* **What you should do**: Leaving out the pictures, retype the lines from the beginning of the listing through the line containing "from matplotlib.patches import PathPatch".

* **Data**:
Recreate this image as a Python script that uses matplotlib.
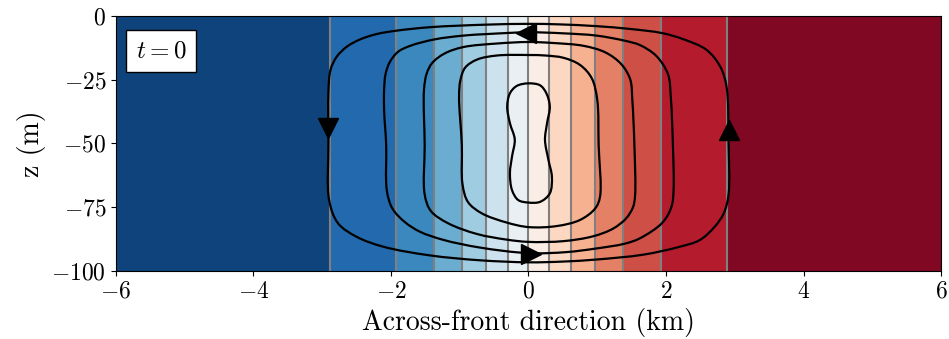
import numpy as np
import matplotlib
matplotlib.use('Agg')
import matplotlib.pyplot as plt
from matplotlib.path import Path
from matplotlib.patches import PathPatch

plt.rcParams['font.family'] = 'serif'
plt.rcParams['font.serif'] = ['cmr10']
plt.rcParams['mathtext.fontset'] = 'cm'
plt.rcParams['axes.formatter.use_mathtext'] = True

# buoyancy contour positions (km) -> colour bands between them
band_edges = [-2.89, -1.93, -1.37, -0.965, -0.615, -0.30, 0.0,
              0.30, 0.615, 0.965, 1.37, 1.93, 2.89]
band_index = list(range(len(band_edges) + 1))

# streamlines (x in km, z in m), closed loops
loop1_x = [0, -0.61, -1.43, -1.93, -2.21, -2.45, -2.64, -2.79, -2.88, -2.91, -2.91, -2.90,
           -2.77, -2.50, -2.11, -1.43, -0.71, 0, 0.51, 0.99, 1.67, 2.20, 2.49, 2.71, 2.84,
           2.91, 2.91, 2.88, 2.79, 2.59, 2.25, 1.94, 1.48, 0.99, 0.45]
loop1_z = [-3.2, -3.5, -4.5, -5.9, -7.2, -9.3, -12.1, -16.1, -21.3, -30, -50, -72.2,
           -81.3, -86.6, -90.5, -93.9, -95.8, -96.6, -96.3, -95.5, -93.6, -90.5, -87.9, -82.6, -77.4,
           -70, -50, -27.8, -20, -13.4, -9.2, -6.8, -5.2, -4.1, -3.4]

loop2_x = [0, -0.61, -0.95, -1.37, -1.72, -1.90, -2.02, -2.08, -2.10, -2.10, -2.07, -2.06,
           -1.98, -1.80, -1.58, -1.24, -0.71, 0, 0.55, 0.98, 1.40, 1.62, 1.95, 2.08, 2.11,
           2.10, 2.07, 2.03, 1.86, 1.62, 1.40, 0.99, 0.50]
loop2_z = [-6.5, -7.2, -7.8, -9.3, -11.8, -14.2, -18.3, -23, -29, -37, -50.6, -68.5,
           -75.5, -80.8, -84.6, -87.8, -90.8, -93.0, -92.6, -91.2, -89.3, -87.2, -81, -74.8, -68.3,
           -50.6, -32, -23, -15.8, -11.5, -9.8, -7.8, -6.9]

loop3_x = [0, -0.46, -0.95, -1.22, -1.40, -1.48, -1.52, -1.51, -1.51, -1.42, -1.17, -0.75,
           -0.32, 0, 0.51, 0.94, 1.23, 1.42, 1.52, 1.55, 1.54, 1.51, 1.48, 1.35, 1.12,
           0.80, 0.36]
loop3_z = [-10.3, -10.9, -12.3, -14.8, -18.5, -22.6, -29.1, -50.6, -70, -76.5, -81.3, -85.5,
           -87.7, -88.6, -88.3, -86.4, -83.4, -79.4, -75, -70.5, -50.6, -33, -25, -19, -14.4,
           -11.8, -10.7]

loop4_x = [0, -0.46, -0.75, -0.92, -0.99, -1.01, -0.97, -0.96, -0.88, -0.68, -0.32,
           0, 0.41, 0.75, 0.97, 1.04, 1.02, 1.00, 0.92, 0.75, 0.51, 0.25]
loop4_z = [-15.4, -15.6, -17.2, -20.3, -25.2, -31.7, -50.6, -66, -73, -77.4, -81,
           -82.8, -82.4, -80, -75.5, -70.9, -50.6, -33, -24.5, -19.3, -16.5, -15.6]

loop5_x = [0, -0.17, -0.27, -0.31, -0.27, -0.20, -0.24, -0.27, -0.24, -0.15,
           0, 0.17, 0.31, 0.34, 0.29, 0.24, 0.27, 0.31, 0.26, 0.17]
loop5_z = [-26.5, -27.5, -30.4, -35.6, -42.1, -48.5, -55.2, -61.7, -68.3, -72.2,
           -73.2, -72.9, -69.6, -63, -56.5, -48.7, -42.1, -35.6, -30.4, -27.3]

# flow direction arrows: x, z, marker
arrow_x = [-2.91, 2.91, -0.03, 0.04]
arrow_z = [-43.8, -44.6, -6.6, -93.2]
arrow_m = ['v', '^', '<', '>']

xticks = [-6, -4, -2, 0, 2, 4, 6]
zticks = [0, -25, -50, -75, -100]


def smooth_loop(x, z):
    # closed centripetal Catmull-Rom curve through the read points, as Bezier
    # segments; knot spacing measured roughly in screen units
    p = np.column_stack([x, z]).astype(float)
    s = np.array([68.75, 2.553])
    n = len(p)
    verts = [p[0]]
    codes = [Path.MOVETO]
    for i in range(n):
        p0, p1, p2, p3 = p[i - 1], p[i], p[(i + 1) % n], p[(i + 2) % n]
        d1 = np.hypot(*((p1 - p0) * s)) ** 0.5
        d2 = np.hypot(*((p2 - p1) * s)) ** 0.5
        d3 = np.hypot(*((p3 - p2) * s)) ** 0.5
        b1 = (d1**2 * p2 - d2**2 * p0 + (2*d1**2 + 3*d1*d2 + d2**2) * p1) / (3*d1*(d1 + d2))
        b2 = (d3**2 * p1 - d2**2 * p3 + (2*d3**2 + 3*d3*d2 + d2**2) * p2) / (3*d3*(d3 + d2))
        verts += [b1, b2, p2]
        codes += [Path.CURVE4] * 3
    return Path(verts, codes)


fig = plt.figure(figsize=(9.49, 3.39), dpi=100)
ax = fig.add_axes([0.1222, 0.2006, 0.8694, 0.7531])

xe = np.array([-6] + band_edges + [6])
ax.pcolormesh(xe, [-100, 0], np.array([band_index]), cmap='RdBu_r',
              vmin=-0.5, vmax=len(band_index) - 0.5, shading='flat')
ax.vlines(band_edges, -100, 0, color='#808080', lw=1.5)

for lx, lz in [(loop1_x, loop1_z), (loop2_x, loop2_z), (loop3_x, loop3_z),
               (loop4_x, loop4_z), (loop5_x, loop5_z)]:
    ax.add_patch(PathPatch(smooth_loop(lx, lz), fill=False, ec='k', lw=1.6, zorder=3))

for xa, za, m in zip(arrow_x, arrow_z, arrow_m):
    ax.plot(xa, za, marker=m, color='k', markersize=15, zorder=4)

ax.text(0.024, 0.905, r'$t = 0$', transform=ax.transAxes, fontsize=18,
        ha='left', va='top',
        bbox=dict(boxstyle='square,pad=0.4', fc='w', ec='k', lw=1))

ax.set_xlim(-6, 6)
ax.set_ylim(-100, 0)
ax.set_xticks(xticks)
ax.set_yticks(zticks)
ax.tick_params(labelsize=17)
ax.set_xlabel('Across-front direction (km)', fontsize=20)
ax.set_ylabel('z (m)', fontsize=20)

fig.savefig('out.png', dpi=100)
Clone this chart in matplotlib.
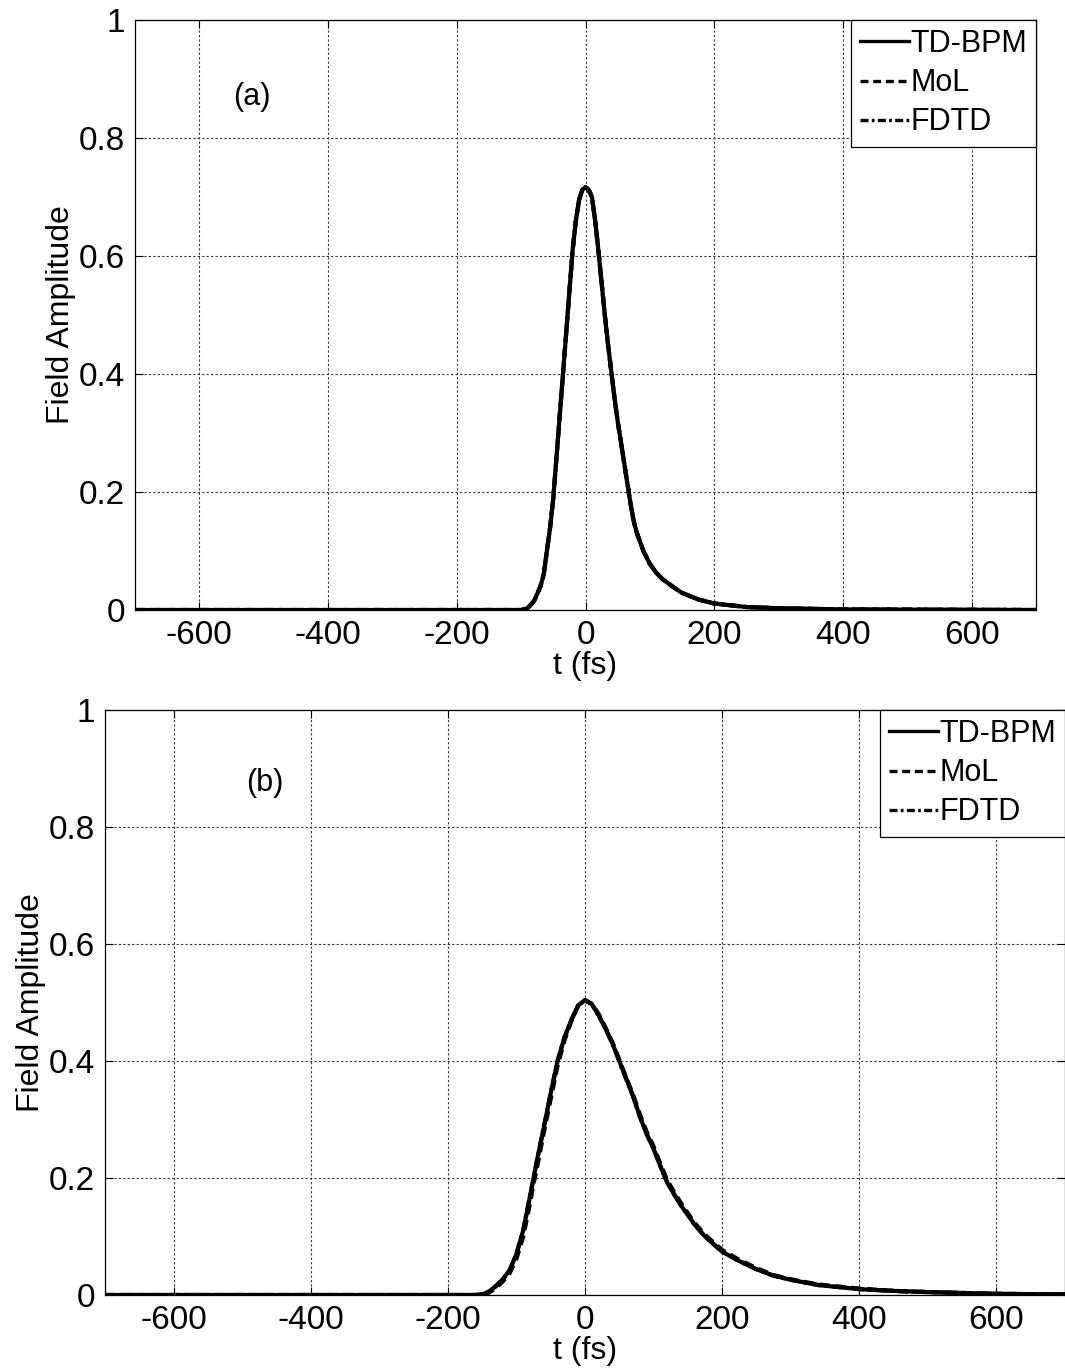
import numpy as np
import matplotlib
matplotlib.use("Agg")
import matplotlib.pyplot as plt

plt.rcParams['font.family'] = ['Liberation Sans', 'DejaVu Sans']

# panel (a)
t_a = [-700, -100, -90, -80, -70, -65, -60, -55, -50, -45, -40, -35, -30, -25, -20, -15, -10, -5, 0,
       5, 10, 15, 20, 25, 30, 35, 40, 45, 50, 55, 60, 65, 70, 75, 80, 90, 100, 110, 120, 135, 150,
       175, 200, 250, 300, 400, 700]
amp_a = [0, 0.0, 0.003, 0.015, 0.04, 0.06, 0.10, 0.14, 0.19, 0.26, 0.33, 0.40, 0.47, 0.54, 0.61,
         0.66, 0.695, 0.712, 0.717, 0.712, 0.70, 0.66, 0.61, 0.555, 0.50, 0.45, 0.405, 0.36, 0.32,
         0.285, 0.25, 0.215, 0.18, 0.15, 0.13, 0.10, 0.078, 0.063, 0.052, 0.04, 0.029, 0.018,
         0.011, 0.005, 0.003, 0.001, 0]

# panel (b)
t_b = [-700, -160, -150, -140, -130, -120, -110, -100, -90, -80, -75, -70, -60, -50, -40, -30, -20,
       -10, 0, 10, 20, 30, 40, 50, 60, 70, 80, 90, 100, 110, 120, 130, 140, 150, 160, 175, 200,
       225, 250, 275, 300, 340, 400, 450, 500, 600, 700]
amp_b = [0, 0, 0.001, 0.006, 0.015, 0.027, 0.042, 0.07, 0.111, 0.17, 0.2, 0.23, 0.287, 0.345, 0.40,
         0.44, 0.47, 0.495, 0.504, 0.497, 0.478, 0.455, 0.43, 0.40, 0.37, 0.34, 0.305, 0.275, 0.25,
         0.22, 0.192, 0.172, 0.153, 0.137, 0.12, 0.10, 0.074, 0.058, 0.044, 0.033, 0.026, 0.017,
         0.010, 0.007, 0.005, 0.002, 0.001]
amp_b_mol = [0, 0, 0.0, 0.004, 0.012, 0.023, 0.037, 0.062, 0.100, 0.158, 0.19, 0.218, 0.278, 0.335,
             0.392, 0.435, 0.468, 0.494, 0.504, 0.498, 0.480, 0.457, 0.432, 0.402, 0.372, 0.343,
             0.309, 0.279, 0.254, 0.224, 0.196, 0.176, 0.157, 0.140, 0.123, 0.103, 0.077, 0.060,
             0.046, 0.034, 0.027, 0.018, 0.011, 0.007, 0.005, 0.002, 0.001]

names = ['TD-BPM', 'MoL', 'FDTD']
xticks = [-600, -400, -200, 0, 200, 400, 600]
yticks = [0, 0.2, 0.4, 0.6, 0.8, 1]
ytick_labels = ['0', '0.2', '0.4', '0.6', '0.8', '1']

styles = ['-', (0, (2.4, 1.4)), (0, (2.4, 1.0, 0.8, 1.0))]

fig = plt.figure(figsize=(10.65, 13.72), dpi=100)
ax_a = fig.add_axes([135/1065, 762/1372, 901/1065, 590/1372])
ax_b = fig.add_axes([105/1065, 77/1372, 960/1065, 585/1372])

panels = [
    (ax_a, [(t_a, amp_a), (t_a, amp_a), (t_a, amp_a)], '(a)', (-518, 0.87)),
    (ax_b, [(t_b, amp_b), (t_b, amp_b_mol), (t_b, amp_b)], '(b)', (-467, 0.875)),
]

for ax, series, tag, tag_pos in panels:
    for (t, a), name, ls in zip(series, names, styles):
        ax.plot(t, a, color='black', lw=3.0, linestyle=ls, label=name)
    ax.set_xlim(-700, 700)
    ax.set_ylim(0, 1)
    ax.set_xticks(xticks)
    ax.set_xticklabels([str(v) for v in xticks])
    ax.set_yticks(yticks)
    ax.set_yticklabels(ytick_labels)
    ax.grid(True, color='#333333', linestyle=(0, (2, 2)), linewidth=0.8)
    ax.tick_params(direction='in', top=True, right=True, length=6, width=0.8,
                   labelsize=24, pad=7)
    for s in ax.spines.values():
        s.set_linewidth(0.9)
    ax.set_xlabel('t (fs)', fontsize=23, labelpad=0)
    ax.set_ylabel('Field Amplitude', fontsize=23, labelpad=2)
    ax.text(tag_pos[0], tag_pos[1], tag, fontsize=22, ha='center', va='center')
    leg = ax.legend(loc='upper right', fontsize=22, frameon=True, fancybox=False,
                    edgecolor='black', framealpha=1, borderaxespad=0,
                    handlelength=1.6, handletextpad=0.05, labelspacing=0.3,
                    borderpad=0.3)
    leg.get_frame().set_linewidth(0.9)
    for h in leg.get_lines():
        h.set_linewidth(2.4)

fig.savefig('out.png', dpi=100)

* **Solution to the problem**:
Recreate this image as a Python script that uses matplotlib.
import numpy as np
import matplotlib
matplotlib.use('Agg')
import matplotlib.pyplot as plt
from matplotlib.path import Path
from matplotlib.patches import PathPatch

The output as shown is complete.